First page of the National Audubon Society grant agreement — June 16 meeting packet.
The money traces back to the 2010 Deepwater Horizon oil spill. Audubon's funding comes through the Implementation Agreement of Deepwater Horizon Natural Resource Damage funds — settlement dollars set aside to restore Gulf resources harmed by the spill — and Audubon would pass those funds to the city to carry out the project.

Resolution authorizing the grant agreement — June 16 meeting packet.
The work centers on the beach during nesting season. As ground-nesting species begin courtship and choose nest sites, stewardship teams install signage and symbolic fencing or roping at identified locations; the temporary markers come down at the end of the season, typically mid-to-late August, according to the agreement.
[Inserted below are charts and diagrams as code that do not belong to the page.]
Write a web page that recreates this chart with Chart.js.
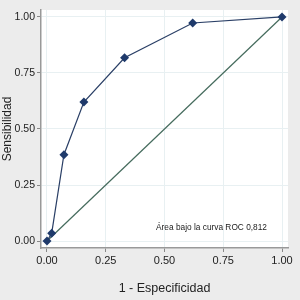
<!DOCTYPE html>
<html>
<head>
<meta charset="utf-8">
<script src="https://cdn.jsdelivr.net/npm/chart.js@4.4.0/dist/chart.umd.min.js"></script>
<style>
  html, body { margin: 0; padding: 0; background: #ececec; }
  #wrap { width: 300px; height: 300px; }
</style>
</head>
<body>
<div id="wrap"><canvas id="roc" width="300" height="300"></canvas></div>
<script>
// puntos de la curva ROC (1 - especificidad, sensibilidad)
var fpr = [0, 0.02, 0.072, 0.157, 0.33, 0.62, 1];
var tpr = [0, 0.035, 0.385, 0.62, 0.818, 0.973, 1];
var refX = [0, 1];
var refY = [0, 1];
var tickVals = [0, 0.25, 0.5, 0.75, 1];
var areaLabel = 'Área bajo la curva ROC 0,812';

var fondo = {
    id: 'fondo',
    beforeDraw: function (chart) {
        var ctx = chart.ctx, a = chart.chartArea;
        ctx.save();
        ctx.fillStyle = '#ececec';
        ctx.fillRect(0, 0, chart.width, chart.height);
        ctx.fillStyle = '#ffffff';
        ctx.fillRect(a.left, a.top, a.right - a.left, a.bottom - a.top);
        ctx.restore();
    },
    afterDraw: function (chart) {
        var ctx = chart.ctx;
        ctx.save();
        ctx.font = '8.8px "Liberation Sans", Arial, sans-serif';
        ctx.fillStyle = '#222';
        ctx.textBaseline = 'middle';
        var x0 = chart.scales.x.getPixelForValue(0.464);
        var x1 = chart.scales.x.getPixelForValue(0.936);
        var w = ctx.measureText(areaLabel).width;
        ctx.translate(x0, chart.scales.y.getPixelForValue(0.062));
        ctx.scale((x1 - x0) / w, 1);
        ctx.fillText(areaLabel, 0, 0);
        ctx.restore();
    }
};

function ticksFijos(scale) {
    scale.ticks = tickVals.map(function (v) { return { value: v }; });
}

var ctx = document.getElementById('roc').getContext('2d');
var rocChart = new Chart(ctx, {
    type: 'scatter',
    data: {
        datasets: [{
            data: fpr.map(function (x, i) { return { x: x, y: tpr[i] }; }),
            showLine: true,
            borderColor: '#2a3f66',
            borderWidth: 1.2,
            backgroundColor: '#1f3a6b',
            pointStyle: 'rectRot',
            pointRadius: 4.5,
            pointBorderWidth: 0
        }, {
            data: refX.map(function (x, i) { return { x: x, y: refY[i] }; }),
            showLine: true,
            borderColor: '#456b5d',
            borderWidth: 1.2,
            pointRadius: 0
        }]
    },
    options: {
        responsive: false,
        animation: false,
        layout: { padding: { top: 10, right: 12, left: 0, bottom: 0 } },
        plugins: { legend: { display: false }, tooltip: { enabled: false } },
        scales: {
            x: {
                type: 'linear',
                min: -0.0255,
                max: 1.0255,
                afterBuildTicks: ticksFijos,
                afterFit: function (s) { s.height = 52; },
                ticks: {
                    callback: function (v) { return v.toFixed(2); },
                    color: '#222',
                    font: { size: 11, family: '"Liberation Sans", Arial, sans-serif' },
                    padding: 2,
                    maxRotation: 0
                },
                grid: { color: '#e8f0f2', tickColor: '#888', tickLength: 4, lineWidth: 1 },
                border: { color: '#999', width: 1.5 },
                title: {
                    display: true,
                    text: '1 - Especificidad',
                    color: '#222',
                    font: { size: 12.5, family: '"Liberation Sans", Arial, sans-serif' },
                    padding: { top: 14 }
                }
            },
            y: {
                type: 'linear',
                min: -0.031,
                max: 1.031,
                afterBuildTicks: ticksFijos,
                afterFit: function (s) { s.width = 41; },
                ticks: {
                    callback: function (v) { return v.toFixed(2); },
                    color: '#222',
                    font: { size: 10.5, family: '"Liberation Sans", Arial, sans-serif' },
                    padding: 2
                },
                grid: { color: '#e8f0f2', tickColor: '#888', tickLength: 4, lineWidth: 1 },
                border: { color: '#999', width: 1.5 },
                title: {
                    display: true,
                    text: 'Sensibilidad',
                    color: '#222',
                    font: { size: 12, family: '"Liberation Sans", Arial, sans-serif' },
                    padding: { top: 0, bottom: 0 }
                }
            }
        }
    },
    plugins: [fondo]
});
</script>
</body>
</html>
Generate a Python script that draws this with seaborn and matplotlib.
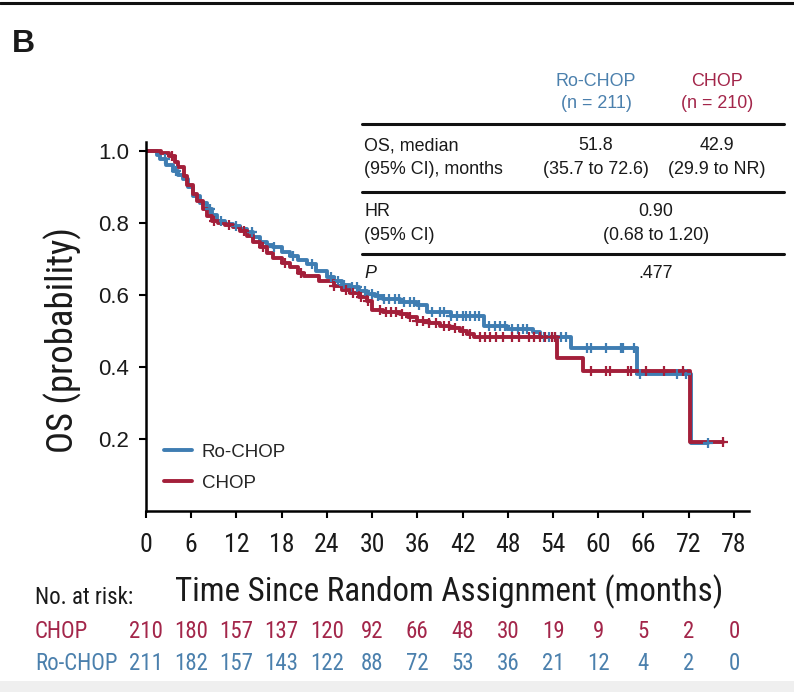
import numpy as np
import pandas as pd
import matplotlib
matplotlib.use("Agg")
import matplotlib.pyplot as plt
import seaborn as sns
from matplotlib.lines import Line2D
from matplotlib.patches import Rectangle
from matplotlib import font_manager as fm
import matplotlib.transforms as mtransforms

# ---------------- data ----------------
chop_time = [0, 2.0, 3.0, 3.8, 4.3, 5.0, 5.5, 6.2, 6.8, 7.5, 8.1, 8.8, 9.6, 10.5, 11.6,
             12.5, 13.4, 14.2, 15.1, 16.0, 16.9, 18.0, 19.1, 20.2, 21.0, 23.0, 24.9,
             26.0, 27.1, 28.2, 29.3, 30.0, 31.5, 33.7, 34.8, 35.9, 37.5, 39.0, 40.3,
             41.7, 42.6, 43.5, 54.5, 58.0, 72.2, 76.6]
chop_surv = [1.0, 0.995, 0.986, 0.97, 0.955, 0.93, 0.905, 0.88, 0.86, 0.84, 0.82, 0.805,
             0.80, 0.795, 0.788, 0.778, 0.764, 0.748, 0.732, 0.718, 0.704, 0.69, 0.677,
             0.662, 0.652, 0.64, 0.626, 0.615, 0.605, 0.595, 0.584, 0.557, 0.553, 0.548,
             0.538, 0.529, 0.522, 0.515, 0.508, 0.501, 0.492, 0.483, 0.425, 0.388, 0.192,
             0.192]
chop_censor = [3.5, 9.0, 11.0, 13.0, 15.5, 18.5, 20.5, 25.0, 26.5, 27.5, 28.5, 29.5, 31.0,
               31.8, 32.5, 33.2, 34.0, 35.0, 36.0, 36.7, 37.5, 38.5, 39.5, 40.2, 41.0,
               42.0, 43.0, 44.3, 45.0, 45.7, 46.5, 47.3, 48.5, 49.5, 50.8, 51.5, 52.3,
               53.0, 53.8, 54.2, 59.0, 61.0, 61.5, 64.0, 64.3, 66.3, 68.7, 71.2, 76.6]

rochop_time = [0, 1.5, 1.8, 2.7, 3.6, 4.3, 4.9, 5.6, 6.3, 7.2, 8.1, 8.8, 9.4, 10.5, 11.6,
               12.5, 13.4, 14.2, 15.1, 16.0, 16.9, 18.0, 19.1, 20.2, 21.3, 22.6, 24.0,
               24.9, 26.0, 27.1, 28.2, 29.3, 30.4, 31.5, 33.7, 35.9, 37.3, 40.4, 44.8,
               47.9, 51.4, 52.3, 56.4, 65.1, 72.3, 74.5]
rochop_surv = [1.0, 0.99, 0.978, 0.96, 0.945, 0.933, 0.922, 0.90, 0.875, 0.855, 0.839,
               0.822, 0.806, 0.798, 0.792, 0.784, 0.774, 0.76, 0.746, 0.74, 0.732, 0.72,
               0.709, 0.697, 0.685, 0.667, 0.649, 0.638, 0.628, 0.621, 0.612, 0.603, 0.596,
               0.589, 0.58, 0.571, 0.552, 0.543, 0.515, 0.506, 0.497, 0.483, 0.452, 0.38,
               0.188, 0.188]
rochop_censor = [2.5, 4.0, 8.5, 10.0, 12.0, 14.0, 17.0, 19.5, 22.0, 24.5, 25.5, 26.3, 27.3,
                 28.0, 29.0, 30.0, 30.8, 31.6, 32.3, 33.0, 33.5, 34.2, 35.0, 35.5, 36.2,
                 38.0, 39.0, 39.6, 40.5, 41.2, 42.0, 42.5, 43.0, 43.7, 44.2, 45.5, 46.3,
                 47.0, 47.6, 48.5, 49.3, 50.0, 50.6, 52.8, 53.5, 54.3, 55.0, 55.7, 58.5,
                 59.1, 61.0, 63.0, 63.3, 64.7, 65.6, 70.5, 71.7, 74.5]

risk_times = [0, 6, 12, 18, 24, 30, 36, 42, 48, 54, 60, 66, 72, 78]
risk_chop = [210, 180, 157, 137, 120, 92, 66, 48, 30, 19, 9, 5, 2, 0]
risk_rochop = [211, 182, 157, 143, 122, 88, 72, 53, 36, 21, 12, 4, 2, 0]

x_ticks = [0, 6, 12, 18, 24, 30, 36, 42, 48, 54, 60, 66, 72, 78]
y_ticks = [0.2, 0.4, 0.6, 0.8, 1.0]
y_tick_labels = ["0.2", "0.4", "0.6", "0.8", "1.0"]

# ---------------- style ----------------
sns.set_style("ticks")
names = {f.name for f in fm.fontManager.ttflist}
REG = "Liberation Sans" if "Liberation Sans" in names else "DejaVu Sans"
NARROW = REG
for cand in ["Roboto Condensed", "Liberation Sans Narrow", "Arial Narrow",
             "PT Sans Narrow", "Archivo Narrow", "Open Sans Condensed",
             "Fira Sans Condensed", "IBM Plex Sans Condensed"]:
    if cand in names:
        NARROW = cand
        break
plt.rcParams["font.family"] = [REG, "DejaVu Sans"]

BLUE = "#3f7db2"
RED = "#a31f3a"
BLUE_T = "#4b80ad"
RED_T = "#a3264a"
INK = "#1a1a1a"

fig = plt.figure(figsize=(7.94, 6.92), dpi=100)
ax = fig.add_axes([0.1839, 0.2616, 0.7594, 0.5332])

def km_df(t, s):
    return pd.DataFrame({"time": t, "surv": s})

def step_at(t, s, c):
    idx = np.searchsorted(np.asarray(t), np.asarray(c), side="right") - 1
    return np.asarray(s)[idx]

# Ro-CHOP first, CHOP on top
sns.lineplot(data=km_df(rochop_time, rochop_surv), x="time", y="surv", ax=ax,
             color=BLUE, linewidth=2.8, drawstyle="steps-post", estimator=None,
             sort=False)
sns.scatterplot(x=rochop_censor, y=step_at(rochop_time, rochop_surv, rochop_censor),
                ax=ax, marker="+", s=45, color=BLUE, linewidth=1.6, zorder=3)
sns.lineplot(data=km_df(chop_time, chop_surv), x="time", y="surv", ax=ax,
             color=RED, linewidth=2.8, drawstyle="steps-post", estimator=None,
             sort=False)
sns.scatterplot(x=chop_censor, y=step_at(chop_time, chop_surv, chop_censor),
                ax=ax, marker="+", s=45, color=RED, linewidth=1.6, zorder=4)

ax.set_xlim(0, 80)
ax.set_ylim(0, 1.025)
ax.set_xticks(x_ticks)
ax.set_xticklabels([str(v) for v in x_ticks], fontfamily=NARROW, fontsize=18.5)
ax.set_yticks(y_ticks)
ax.set_yticklabels(y_tick_labels, fontsize=16)
ax.tick_params(axis="both", direction="out", length=5, width=1.5, color="black",
               labelcolor=INK)
ax.tick_params(axis="x", pad=11)
ax.tick_params(axis="y", pad=7)
for side in ["left", "bottom"]:
    ax.spines[side].set_linewidth(1.8)
    ax.spines[side].set_color("black")
sns.despine(ax=ax)

ax.set_xlabel("Time Since Random Assignment (months)", fontfamily=NARROW,
              fontsize=23.8, color=INK)
ax.xaxis.set_label_coords(0.5035, -0.2195)
ax.xaxis.label.set_verticalalignment("center")
ax.set_ylabel("OS (probability)", fontfamily=NARROW, fontsize=26.5, color=INK)
ax.yaxis.set_label_coords(-0.1376, 0.463)
ax.yaxis.label.set_verticalalignment("center")

handles = [Line2D([0], [0], color=BLUE, lw=2.8), Line2D([0], [0], color=RED, lw=2.8)]
ax.legend(handles, ["Ro-CHOP", "CHOP"], loc="lower left", bbox_to_anchor=(0.03, 0.052),
          frameon=False, fontsize=13.5, handlelength=1.5, handletextpad=0.5,
          labelspacing=0.75, borderpad=0, borderaxespad=0)

# ---------------- panel letter & frame ----------------
fig.text(12 / 794, 1 - 52 / 692, "B", fontsize=23, fontweight="bold", ha="left",
         va="baseline", color=INK)
fig.add_artist(Line2D([0, 1], [1 - 3 / 692, 1 - 3 / 692], color="#111111", lw=2.2,
                      transform=fig.transFigure))
fig.add_artist(Rectangle((0, 0), 1, 11 / 692, facecolor="#efefef", edgecolor="none",
                         transform=fig.transFigure))

# ---------------- summary table ----------------
def fx(px):
    return px / 794

def fy(py):
    return 1 - py / 692

TFS = 12.9
c1, c2, c3, cm = fx(364), fx(596), fx(717), fx(656)
fig.text(c2, fy(82), "Ro-CHOP", color=BLUE_T, fontsize=TFS, ha="center", va="center")
fig.text(c2, fy(103), "(n = 211)", color=BLUE_T, fontsize=TFS, ha="center", va="center")
fig.text(c3, fy(82), "CHOP", color=RED_T, fontsize=TFS, ha="center", va="center")
fig.text(c3, fy(103), "(n = 210)", color=RED_T, fontsize=TFS, ha="center", va="center")
for py in [124, 192, 254]:
    fig.add_artist(Line2D([fx(362), fx(784)], [fy(py), fy(py)], color="#111111", lw=2.2,
                          transform=fig.transFigure))
rows = [
    (146, "OS, median", "51.8", "42.9"),
    (170, "(95% CI), months", "(35.7 to 72.6)", "(29.9 to NR)"),
]
for py, lab, a, b in rows:
    fig.text(c1, fy(py), lab, fontsize=TFS, ha="left", va="center", color=INK)
    fig.text(c2, fy(py), a, fontsize=TFS, ha="center", va="center", color=INK)
    fig.text(c3, fy(py), b, fontsize=TFS, ha="center", va="center", color=INK)
fig.text(c1, fy(212), "HR", fontsize=TFS, ha="left", va="center", color=INK)
fig.text(c1, fy(236), "(95% CI)", fontsize=TFS, ha="left", va="center", color=INK)
fig.text(cm, fy(212), "0.90", fontsize=TFS, ha="center", va="center", color=INK)
fig.text(cm, fy(236), "(0.68 to 1.20)", fontsize=TFS, ha="center", va="center", color=INK)
fig.text(c1, fy(273), "P", fontsize=TFS, ha="left", va="center", style="italic", color=INK)
fig.text(cm, fy(273), ".477", fontsize=TFS, ha="center", va="center", color=INK)

# ---------------- number at risk ----------------
blend = mtransforms.blended_transform_factory(ax.transData, fig.transFigure)
RFS = 16.5
fig.text(fx(35), fy(597), "No. at risk:", fontfamily=NARROW, fontsize=16.5, ha="left",
         va="center", color=INK)
fig.text(fx(35), fy(631), "CHOP", fontfamily=NARROW, fontsize=RFS, ha="left",
         va="center", color=RED_T)
fig.text(fx(35), fy(663), "Ro-CHOP", fontfamily=NARROW, fontsize=RFS, ha="left",
         va="center", color=BLUE_T)
for t, a, b in zip(risk_times, risk_chop, risk_rochop):
    ax.text(t, fy(631), str(a), transform=blend, fontfamily=NARROW, fontsize=RFS,
            ha="center", va="center", color=RED_T, clip_on=False)
    ax.text(t, fy(663), str(b), transform=blend, fontfamily=NARROW, fontsize=RFS,
            ha="center", va="center", color=BLUE_T, clip_on=False)

fig.savefig("out.png", dpi=100)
Trained seasonal staff and local volunteers improve and protect habitat, reduce human and predator disturbance, and educate beachgoers — including, the agreement notes, "protocols for interacting with beachgoers." Audubon tracks migrating and wintering birds through the Audubon Coastal Bird Survey.
The packet identifies the birds at stake as conservation-priority shorebirds — among them the federally threatened Piping Plover, along with the Snowy Plover, the Least Tern and the Black Skimmer — species that nest directly on open sand and are vulnerable to foot traffic, pets and vehicles during the spring and summer breeding season.
The grant materials frame the effort as a response to human pressure on nesting beaches. Symbolic fencing paired with steady public outreach is "an effective means of increasing breeding success and reversing population declines," the agreement says. Audubon's Coastal Bird Survey, the packet adds, measures the relative abundance and trends of migrating and wintering shorebirds to gauge how the local habitat is faring.
The grant is Item 4 under New Business resolutions on the June 16 Committee of the Whole agenda. A Committee of the Whole is a working session where the council reviews items before final votes at a Regular Council Meeting. The session begins at 5 p.m. Tuesday in the City Hall Council Chambers.